Dr Yeah Kim Leng, meanwhile, said the trick is for Putrajaya to spend enough to maintain stable growth, full employment and low inflation, while ensuring that the deficit doesn’t rise too much.

“Sustained growth will make it easier for the government to increase revenue and trim its debts,” said Yeah, a senior fellow at the Jeffrey Cheah Institute on Southeast Asia (JCI).

“The challenge is to find the appropriate balance between the spending increase to maintain growth and the rise in deficit and indebtedness that threatens the government’s creditworthiness.”

Loosening the belt

The rationale for an expansionary budget is due to the increased risk of a slowing global economy which will impact on the demand for Malaysian exports and services.

World economic growth will tank if talks fail to resolve the US-China trade war and if the United Kingdom’s exit from the European Union is messy, said Yeah.   

Budget 2020 must be expansionary to put more ringgit in Malaysians’ pockets, say economists. – The Malaysian Insight file pic, August 5, 2019.

“A loosening of the budget will help to counter the ‘paradox of thrift’ when more spending by both the public and private sector is needed to arrest a downward spiral of the economy that will lead to job losses, firm closures, business failures and aborted investments.”
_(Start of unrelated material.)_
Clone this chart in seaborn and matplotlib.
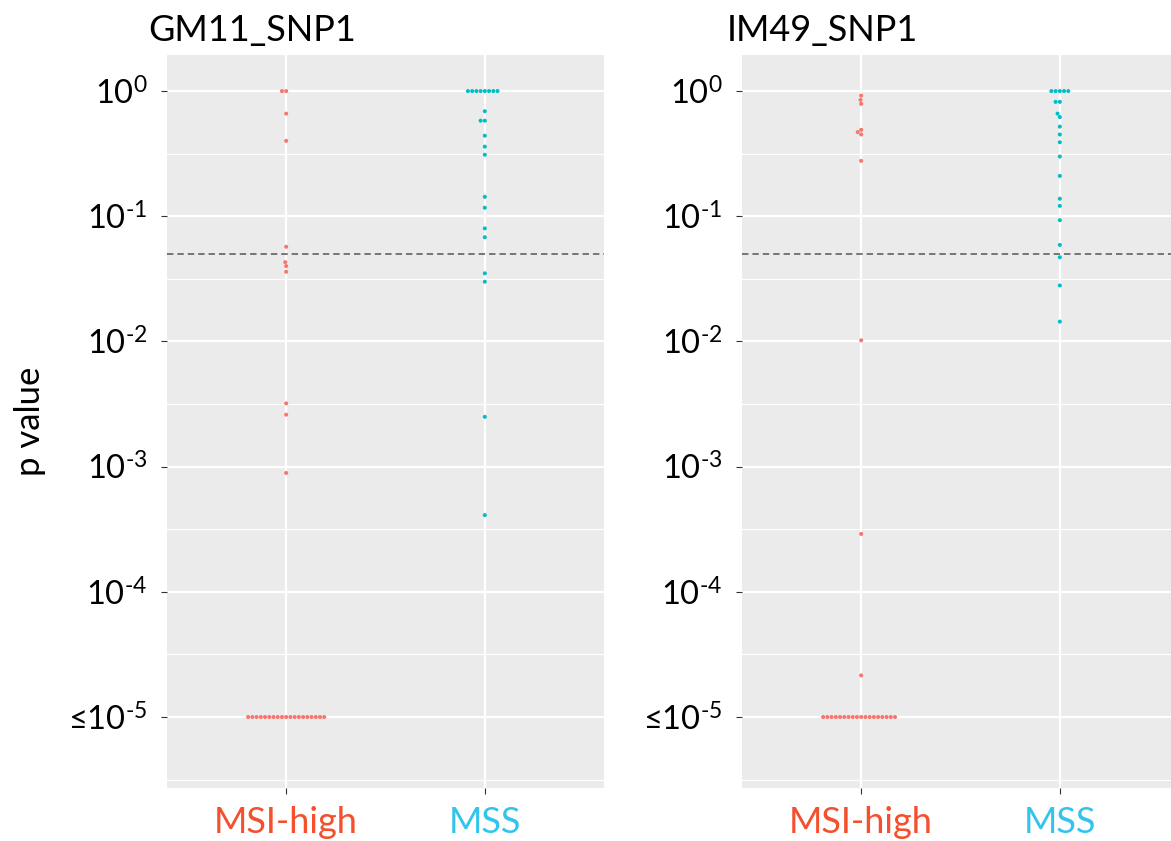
import numpy as np
import pandas as pd
import matplotlib
matplotlib.use("Agg")
import matplotlib.pyplot as plt
import seaborn as sns
from matplotlib.ticker import FixedLocator

# ---------------- data (p values) ----------------
groups = ["MSI-high", "MSS"]
titles = ["GM11_SNP1", "IM49_SNP1"]

gm11_msi = [1.0, 1.0, 0.66, 0.40, 0.057, 0.043, 0.040, 0.036,
            0.0032, 0.0026, 0.00089] + [1e-5] * 19
gm11_mss = [1.0] * 8 + [0.69, 0.58, 0.58, 0.44, 0.36, 0.31, 0.143, 0.117,
                        0.080, 0.068, 0.035, 0.030, 0.0025, 0.00041]
im49_msi = [0.92, 0.85, 0.79, 0.49, 0.47, 0.45, 0.277, 0.0102,
            0.00029, 2.15e-5] + [1e-5] * 18
im49_mss = [1.0] * 5 + [0.82, 0.82, 0.66, 0.62, 0.52, 0.45, 0.39, 0.30, 0.21,
                        0.138, 0.121, 0.093, 0.059, 0.047, 0.028, 0.0144]

threshold = 0.05
tick_exponents = [0, -1, -2, -3, -4, -5]
tick_labels = [r"$\mathregular{10^{0}}$", r"$\mathregular{10^{\text{-}1}}$",
               r"$\mathregular{10^{\text{-}2}}$", r"$\mathregular{10^{\text{-}3}}$",
               r"$\mathregular{10^{\text{-}4}}$", r"≤$\mathregular{10^{\text{-}5}}$"]

point_colors = ["#F8766D", "#00BFC4"]
label_colors = ["#F4502E", "#33C4EE"]

# ---------------- style ----------------
plt.rcParams["font.family"] = ["Lato", "DejaVu Sans"]
plt.rcParams["mathtext.fontset"] = "custom"
plt.rcParams["mathtext.rm"] = "Lato"
plt.rcParams["mathtext.it"] = "Lato:italic"
plt.rcParams["mathtext.bf"] = "Lato:bold"

W, H = 1171, 841
fig = plt.figure(figsize=(W / 100, H / 100), dpi=100)
fig.patch.set_facecolor("white")


def px_axes(l, t, r, b):
    return fig.add_axes([l / W, 1 - b / H, (r - l) / W, (b - t) / H])


ax1 = px_axes(167, 55, 604, 788)
ax2 = px_axes(742, 55, 1179, 788)

panels = [(ax1, gm11_msi, gm11_mss), (ax2, im49_msi, im49_mss)]

for ax, msi, mss in panels:
    df = pd.DataFrame({
        "group": [groups[0]] * len(msi) + [groups[1]] * len(mss),
        "p": msi + mss,
    })
    df["logp"] = np.log10(df["p"])
    ax.set_facecolor("#EBEBEB")
    ax.set_axisbelow(True)
    sns.swarmplot(data=df, x="group", y="logp", hue="group", order=groups,
                  hue_order=groups, palette=point_colors, size=2.9,
                  linewidth=0, legend=False, ax=ax, zorder=3)
    ax.set_xlim(-0.6, 1.6)
    ax.set_ylim(-5.567, 0.288)
    ax.set_yticks(tick_exponents)
    ax.set_yticklabels(tick_labels)
    ax.yaxis.set_minor_locator(FixedLocator([e - 0.5 for e in tick_exponents]))
    ax.grid(which="major", color="white", lw=1.6)
    ax.grid(which="minor", axis="y", color="white", lw=0.8)
    ax.axhline(np.log10(threshold), color="#555555", ls=(0, (4.2, 2.6)),
               lw=1.1, zorder=2)
    for s in ax.spines.values():
        s.set_visible(False)
    ax.tick_params(axis="both", which="major", length=4, width=0.8,
                   color="#333333", labelcolor="black")
    ax.tick_params(axis="y", pad=10, labelsize=23.5)
    ax.tick_params(axis="x", pad=9, labelsize=26)
    ax.tick_params(which="minor", length=0)
    ax.set_xlabel("")
    ax.set_ylabel("")
    for lab, c in zip(ax.get_xticklabels(), label_colors):
        lab.set_color(c)

ax1.set_ylabel("p value", fontsize=25, labelpad=16)

fig.text(148 / W, 1 - 31 / H, titles[0], fontsize=26, ha="left", va="center")
fig.text(727 / W, 1 - 31 / H, titles[1], fontsize=26, ha="left", va="center")

fig.savefig("out.png", dpi=100)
The government’s signal that it is prepared to boost spending despite being limited by the high debts will help shore up consumer and investor confidence, he added. 

“The planned increase in public spending will help to cushion the fall in domestic demand. It will alleviate the economic hardships faced by households and businesses due to the economic slowdown or downturn.”

Lee said there could be more goodies in Budget 2020 given that the 2019 was about tightening belts.

“The rakyat and businesses had made sacrifices in Budget 2019. I expect Budget 2020 will be less painful and may roll out some goodies, such as tax reliefs and continued cost-of-living aid (Bantuan Sara Hidup) for the vulnerable group and low- and middle-income households.” 

Who benefits?

Lee said the main areas and sectors which the Budget 2020 policies could target are services, agriculture, construction and small and medium businesses.  

Specifically the retail and property sub-sectors should get a big focus because they contribute about 55% of GDP, said Yeah. 

The most-helpful measures are:

* Cuts in direct and indirect taxes, lower licensing fees, Employee Provident Fund contributions that will boost spending by households and firms.

* Tax breaks to promote entrepreneurship, industrial upgrading, technology adoption and upskilling, healthcare, education and research will have a longer-lasting impact than one-off subsidies and aid. 

* Addressing the foreign-worker shortage could re-energise weak investment by private firms.

* Extending the reinvestment allowance for SMEs to encourage new expansion and continued investment.

* Lowering real property gains tax and loosening ownership rules could reduce the numbers of unsold property and help the sector.

Bigger role for private sector

In crafting the budget, Ali of IDEAS said the government should take a step back from business and create space for the private sector to invest.

Public investment in infrastructure projects should be sparing and highly transparent.

“More often, the government selection of projects is influenced by political considerations and as we have seen in the recent past, by dubious motivations,” said Ali. 

“It can lead to mal-investment as we witnessed in the case of the auto industry and steel industry in the 1980s, and infrastructure projects in recent past.” 

There is also a worry that tax breaks will lead to less revenue for the government, which is already burdened by paying off the high debts inherited from the previous administration.

But Lee said tax cuts also help the economy to grow by getting consumers to spend and business to expand, which, in turn, makes profits and increases tax revenue. – August 5, 2019.